According to the ministry, actors should practice the core values of socialism and help create public goods. And they should also be professional and responsible.
Actor agencies and studios should protect actors and actresses’ legal rights and evaluate them based on their morality and ethics as well, the ministry says. It is highlighted that agencies and studios should regularly hold workshops and courses for their actors and actresses on morality and law and help correct unethical and immoral behavior of celebrities. For actors and actresses who have severely violated social values and had a significant impact on society, agencies and studios should terminate their service for the celebrities in question.
China has been cracking down on the cultural and entertainment sectors since a number of controversial scandals broke out involving celebrity fandom. This leads to stricter control of and regulation on idol talent shows, which the government believes create crazed behavior among the idols’ fans.

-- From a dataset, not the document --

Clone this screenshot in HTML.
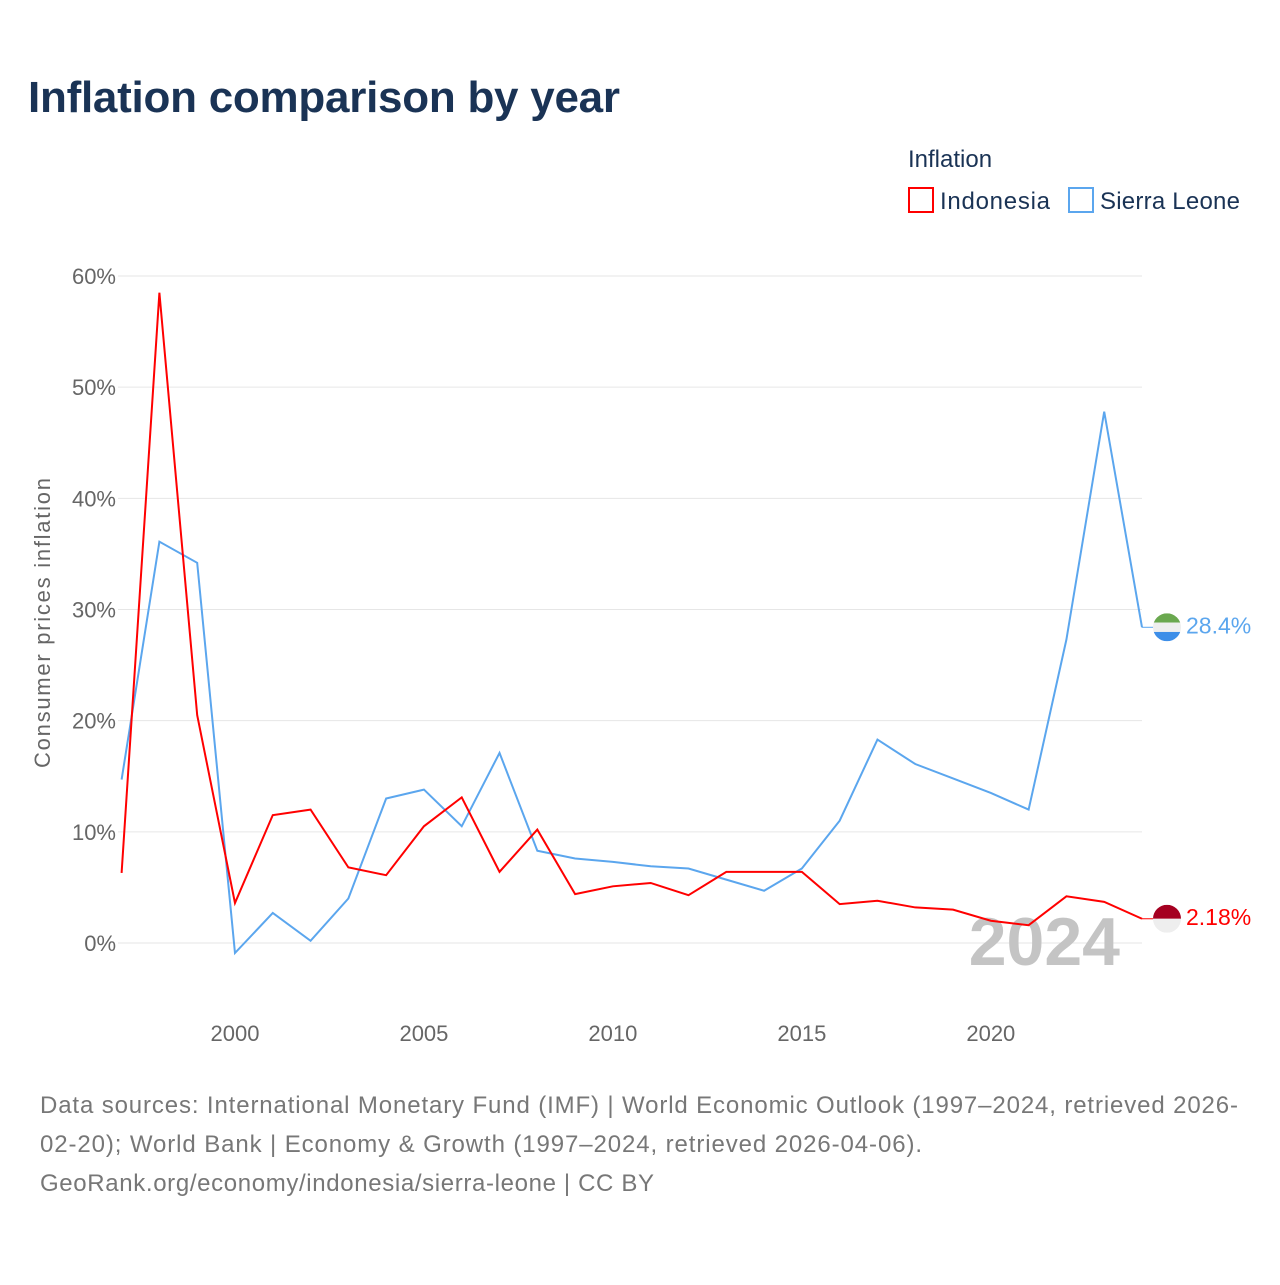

Idol shows are massive hit shows in China and serve as the main platforms for young talents to gain exposure and find their way into stardom. According to market data firm Enlightent, Youth With You - Season 2, a Chinese girl band reality competition show that was able to secure the most market share for three consecutive months, accumulated over 1.9 billion views in total. Chuang 2020, another popular talent show, registered over 600 million views, ranking third.
Similar to South Korea’s K-pop trainee culture, thousands of young talents in China also seek to become trainees from a very young age, hoping to get professional training from agencies and later make their debut in talent shows, according to an article from Southern Metropolis Weekly. Many of the young kids would even trade off their studies with an opportunity of becoming a trainee.